Il suffit de se baigner

Si certains fascinent par leur intelligence évolutive, d’autres inspirent de la méfiance aux humains. C’est le cas de la bilharziose, un ver microscopique qui raffole des eaux douces tropicales. Il suffit de patauger dans une rivière pour être contaminé. Le parasite pénètre la peau, s’installe dans les vaisseaux sanguins et provoque fatigue, fièvre et troubles digestifs. Il entraîne parfois des lésions du foie ou de la vessie. Près de 200.000 personnes en meurent chaque année.

Vampires !

D’autres, plus discrets, agissent à la manière de petits vampires. C’est le cas de la tique, qui se nourrit de sang. Tapie dans les herbes hautes, elle s’accroche à la peau de sa proie et, en toute discrétion, peut transmettre des bactéries redoutables, comme celle responsable de la maladie de Lyme. D’après une étude de l’université d’Anvers, près de 20 % des tiques prélevées dans des jardins belges étaient infectées. La maladie s’attaque, dans certains cas, au système nerveux et provoque des complications neurologiques sévères.

Tenace ténia

Il y a aussi ce tenace ténia, le ver solitaire. 11 000 cas seraient recensés chaque année en Belgique, souvent liés à la consommation de viande mal cuite. Un ténia peut mesurer plusieurs mètres et vivre des années dans l’intestin humain sans se faire remarquer. Il vole les nutriments de son hôte, entraînant amaigrissement et troubles digestifs.
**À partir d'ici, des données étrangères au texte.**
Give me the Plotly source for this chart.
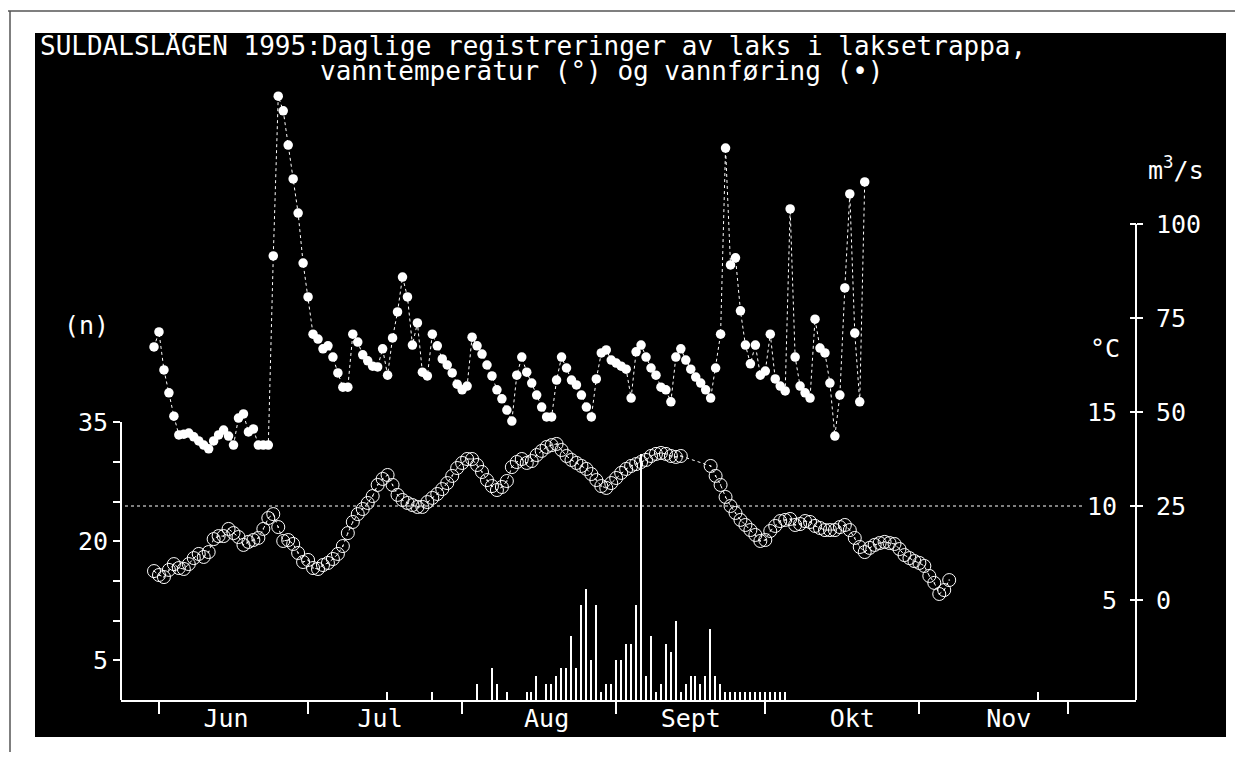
import plotly.graph_objects as go

# ---------------- data ----------------
# day index: 0 = 31 May 1995 (first day with discharge / temperature)
discharge_start_day = 0
discharge_m3s = [
    67.3, 71.3, 61.2, 55.1, 48.9, 43.9, 44.1, 44.4, 43.4, 42.3,
    41.2, 40.2, 42.3, 43.9, 45.2, 43.6, 41.2, 48.4, 49.5, 44.7,
    45.5, 41.2, 41.2, 41.2, 91.5, 134.0, 130.1, 121.0, 112.0, 102.9,
    89.6, 80.6, 70.7, 69.4, 66.8, 67.6, 64.6, 60.4, 56.6, 56.6,
    70.7, 68.6, 65.2, 63.6, 62.2, 62.0, 66.8, 59.8, 69.7, 76.6,
    85.9, 80.6, 67.8, 73.7, 60.6, 59.6, 70.7, 67.6, 64.1, 62.5,
    60.4, 57.4, 55.9, 56.9, 69.9, 67.6, 65.4, 62.5, 59.6, 55.9,
    53.5, 50.5, 47.6, 59.8, 64.6, 60.6, 57.7, 54.5, 51.3, 48.7,
    48.7, 58.5, 64.6, 61.7, 58.5, 57.2, 54.5, 51.3, 48.7, 58.8,
    65.7, 66.5, 63.8, 63.0, 62.2, 61.4, 53.7, 66.0, 67.8, 64.6,
    61.7, 59.8, 56.6, 55.9, 52.7, 64.6, 66.8, 63.8, 61.4, 59.3,
    57.7, 55.9, 53.7, 61.7, 70.7, 120.2, 89.1, 91.0, 76.9, 67.8,
    62.8, 67.8, 59.8, 60.9, 70.7, 58.8, 56.9, 55.6, 104.0, 64.6,
    56.9, 55.1, 53.7, 74.7, 67.0, 65.7, 57.7, 43.6, 54.5, 83.0,
    108.0, 71.0, 52.7, 111.2,
]

temperature_start_day = 0
temperature_c = [
    6.54, 6.33, 6.22, 6.60, 6.91, 6.70, 6.65, 6.91, 7.23, 7.45,
    7.29, 7.55, 8.24, 8.40, 8.40, 8.78, 8.56, 8.35, 7.93, 8.09,
    8.19, 8.30, 8.78, 9.36, 9.57, 8.88, 8.14, 8.19, 7.98, 7.50,
    7.02, 7.13, 6.70, 6.65, 6.86, 6.97, 7.18, 7.45, 7.87, 8.56,
    9.15, 9.57, 9.84, 10.16, 10.53, 11.12, 11.44, 11.65, 11.12, 10.59,
    10.32, 10.16, 10.05, 9.95, 9.95, 10.21, 10.43, 10.64, 10.90, 11.22,
    11.60, 12.02, 12.29, 12.50, 12.50, 12.18, 11.81, 11.38, 11.06, 10.85,
    11.01, 11.33, 12.07, 12.34, 12.50, 12.29, 12.39, 12.71, 12.93, 13.14,
    13.24, 13.30, 12.98, 12.66, 12.45, 12.29, 12.13, 11.97, 11.70, 11.38,
    11.06, 10.96, 11.22, 11.49, 11.76, 11.97, 12.13, 12.23, 12.34, 12.45,
    12.66, 12.77, 12.82, 12.77, 12.66, 12.61, 12.66, None, None, None,
    None, None, 12.13, 11.60, 11.12, 10.48, 10.00, 9.63, 9.26, 8.99,
    8.72, 8.46, 8.14, 8.19, 8.67, 8.94, 9.20, 9.26, 9.31, 8.99,
    9.04, 9.20, 9.15, 8.94, 8.83, 8.72, 8.72, 8.72, 8.88, 8.99,
    8.72, 8.30, 7.82, 7.55, 7.77, 7.93, 8.03, 8.09, 8.03, 7.98,
    7.71, 7.39, 7.23, 7.07, 6.97, 6.81, 6.28, 5.91, 5.32, 5.53,
    6.06,
]

fish_days = [47, 56, 65, 68, 69, 71, 75, 76, 77, 79, 80, 81, 82, 83, 84, 85,
             86, 87, 88, 89, 90, 91, 92, 93, 94, 95, 96, 97, 98, 99, 100,
             101, 102, 103, 104, 105, 106, 107, 108, 109, 110, 111, 112,
             113, 114, 115, 116, 117, 118, 119, 120, 121, 122, 123, 124,
             125, 126, 127, 178]
fish_counts = [1, 1, 2, 4, 2, 1, 1, 1, 3, 2, 2, 3, 4, 4, 8, 4,
               12, 14, 5, 12, 1, 2, 2, 5, 5, 7, 7, 12, 31, 3, 8,
               1, 2, 7, 6, 10, 1, 2, 3, 3, 2, 3, 9,
               3, 2, 1, 1, 1, 1, 1, 1, 1, 1, 1, 1,
               1, 1, 1, 1]

temp_ref_line_c = 10
month_boundary_days = [1, 31, 62, 93, 123, 154, 184]
month_labels = ["Jun", "Jul", "Aug", "Sept", "Okt", "Nov"]
month_label_days = [14.5, 45.5, 79, 108, 140.5, 172]
n_ticks = [5, 10, 15, 20, 25, 30, 35]
n_ticktext = ["5", "", "", "20", "", "", "35"]
q_ticks = [0, 25, 50, 75, 100]
t_ticks = [5, 10, 15, 20, 25]
t_ticktext = ["5", "10", "15", "", ""]

# ---------------- layout geometry (reference-window pixels) ----------------
OFF = 8                       # page body margin of the html page
W, H = 1243 - 2 * OFF, 760 - 2 * OFF
L, R, T, B = 121, 1136, 80, 700
X0, PXD = 154, 4.97          # pixel of day 0, pixels per day
QPX, Q0Y = 3.76, 600         # px per m3/s, pixel of 0 m3/s
NPX = 7.94                   # px per fish

xmin = (L - X0) / PXD
xmax = (R - X0) / PXD
qmin = -(B - Q0Y) / QPX
qmax = (Q0Y - T) / QPX
tmin = 5 + qmin / 5
tmax = 5 + qmax / 5
nmax = (B - T) / NPX


def fx(x):
    return (x - L) / (R - L)


def fy(y):
    return (B - y) / (B - T)


FONT = "DejaVu Sans Mono"
FS = 25
WHITE = "white"

fig = go.Figure()

fig.add_trace(go.Bar(
    x=fish_days, y=fish_counts, yaxis="y3", xaxis="x",
    width=0.3, marker=dict(color=WHITE, line=dict(width=0)),
    showlegend=False,
))

temp_days = [temperature_start_day + i for i in range(len(temperature_c))]
fig.add_trace(go.Scatter(
    x=temp_days, y=temperature_c, yaxis="y2", mode="lines+markers",
    connectgaps=True,
    line=dict(color=WHITE, width=1, dash="dot"),
    marker=dict(symbol="circle-open-dot", size=13, color=WHITE,
                line=dict(color=WHITE, width=1)),
    showlegend=False, cliponaxis=False,
))

dis_days = [discharge_start_day + i for i in range(len(discharge_m3s))]
fig.add_trace(go.Scatter(
    x=dis_days, y=discharge_m3s, yaxis="y", mode="lines+markers",
    line=dict(color=WHITE, width=1, dash="dot"),
    marker=dict(symbol="circle", size=9.5, color=WHITE),
    showlegend=False, cliponaxis=False,
))

# invisible trace so that the month-label axis is drawn
fig.add_trace(go.Scatter(
    x=[xmin], y=[None], xaxis="x2", yaxis="y", mode="markers",
    marker=dict(opacity=0), showlegend=False, hoverinfo="skip",
))

shapes = [
    # black panel
    dict(type="rect", xref="paper", yref="paper", x0=fx(35), x1=fx(1226),
         y0=fy(737), y1=fy(33), fillcolor="black", line=dict(width=0),
         layer="below"),
    # scan frame lines
    dict(type="line", xref="paper", yref="paper", x0=fx(0), x1=fx(1243),
         y0=fy(11), y1=fy(11), line=dict(color="#555", width=1.5)),
    dict(type="line", xref="paper", yref="paper", x0=fx(10), x1=fx(10),
         y0=fy(11), y1=fy(760), line=dict(color="#555", width=1.5)),
    # dotted 10 degree line
    dict(type="line", xref="paper", yref="y2", x0=fx(125), x1=fx(1085),
         y0=temp_ref_line_c, y1=temp_ref_line_c,
         line=dict(color=WHITE, width=1, dash="dot"), layer="below"),
    # left axis line (n)
    dict(type="line", xref="paper", yref="y3", x0=0, x1=0, y0=0, y1=35,
         line=dict(color=WHITE, width=2)),
    # right axis line
    dict(type="line", xref="paper", yref="y", x0=1, x1=1, y0=qmin, y1=100,
         line=dict(color=WHITE, width=2)),
]

annotations = [
    dict(text="SULDALSLÅGEN 1995:Daglige registreringer av laks i laksetrappa,",
         xref="paper", yref="paper", x=fx(38), y=fy(46), xanchor="left",
         yanchor="middle", showarrow=False, font=dict(family=FONT, size=26, color=WHITE)),
    dict(text="vanntemperatur (°) og vannføring (•)",
         xref="paper", yref="paper", x=fx(318), y=fy(71), xanchor="left",
         yanchor="middle", showarrow=False, font=dict(family=FONT, size=26, color=WHITE)),
    dict(text="(n)", xref="paper", yref="paper", x=fx(62), y=fy(325),
         xanchor="left", yanchor="middle", showarrow=False,
         font=dict(family=FONT, size=FS, color=WHITE)),
    dict(text="m<sup>3</sup>/s", xref="paper", yref="paper", x=fx(1146), y=fy(168),
         xanchor="left", yanchor="middle", showarrow=False,
         font=dict(family=FONT, size=FS, color=WHITE)),
    dict(text="°C", xref="paper", yref="paper", x=fx(1088), y=fy(348),
         xanchor="left", yanchor="middle", showarrow=False,
         font=dict(family=FONT, size=FS, color=WHITE)),
]

fig.update_layout(
    width=W, height=H,
    margin=dict(l=L - OFF, r=(W + OFF) - R, t=T - OFF, b=(H + OFF) - B,
                pad=0, autoexpand=False),
    paper_bgcolor="white", plot_bgcolor="rgba(0,0,0,0)",
    showlegend=False, bargap=0,
    shapes=shapes, annotations=annotations,
    xaxis=dict(range=[xmin, xmax], tickvals=month_boundary_days,
               showticklabels=False, ticks="outside", ticklen=12, tickwidth=2,
               tickcolor=WHITE, showline=True, linecolor=WHITE, linewidth=2,
               showgrid=False, zeroline=False, automargin=False),
    xaxis2=dict(range=[xmin, xmax], overlaying="x", anchor="y", side="bottom",
                tickvals=month_label_days, ticktext=month_labels, ticks="",
                ticklabelstandoff=1,
                tickfont=dict(family=FONT, size=FS, color=WHITE),
                showline=False, showgrid=False, zeroline=False, automargin=False),
    yaxis=dict(range=[qmin, qmax], side="right", tickvals=q_ticks,
               ticks="outside", ticklen=6, tickwidth=2, tickcolor=WHITE,
               ticklabelstandoff=8,
               tickfont=dict(family=FONT, size=FS, color=WHITE),
               showline=False, showgrid=False, zeroline=False, automargin=False),
    yaxis2=dict(range=[tmin, tmax], side="right", overlaying="y",
                tickvals=t_ticks, ticktext=t_ticktext,
                ticks="inside", ticklen=6, tickwidth=2, tickcolor=WHITE,
                ticklabelposition="inside", ticklabelstandoff=15,
                tickfont=dict(family=FONT, size=FS, color=WHITE),
                showline=False, showgrid=False, zeroline=False, automargin=False),
    yaxis3=dict(range=[0, nmax], side="left", overlaying="y",
                tickvals=n_ticks, ticktext=n_ticktext,
                ticks="outside", ticklen=7, tickwidth=2, tickcolor=WHITE,
                ticklabelstandoff=0,
                tickfont=dict(family=FONT, size=FS, color=WHITE),
                showline=False, showgrid=False, zeroline=False, automargin=False),
)

fig.write_html("out.html")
Certains spécimens pondent jusqu’à un million d’œufs ! Généralement bénigne, l’infection n’en demeure pas moins sérieuse si elle est négligée, causant quelque 700 décès par an.

Les pacifiques

Faut-il pour autant haïr les parasites ? Pas forcément. Certains apprennent à vivre en paix avec leurs hôtes, voire à collaborer avec eux. Notre microbiote intestinal descendrait d’anciens parasites devenus alliés. Ces micro-organismes participent aujourd’hui à notre digestion et à la protection de notre système immunitaire. Même les plus envahissants ont parfois un rôle à jouer.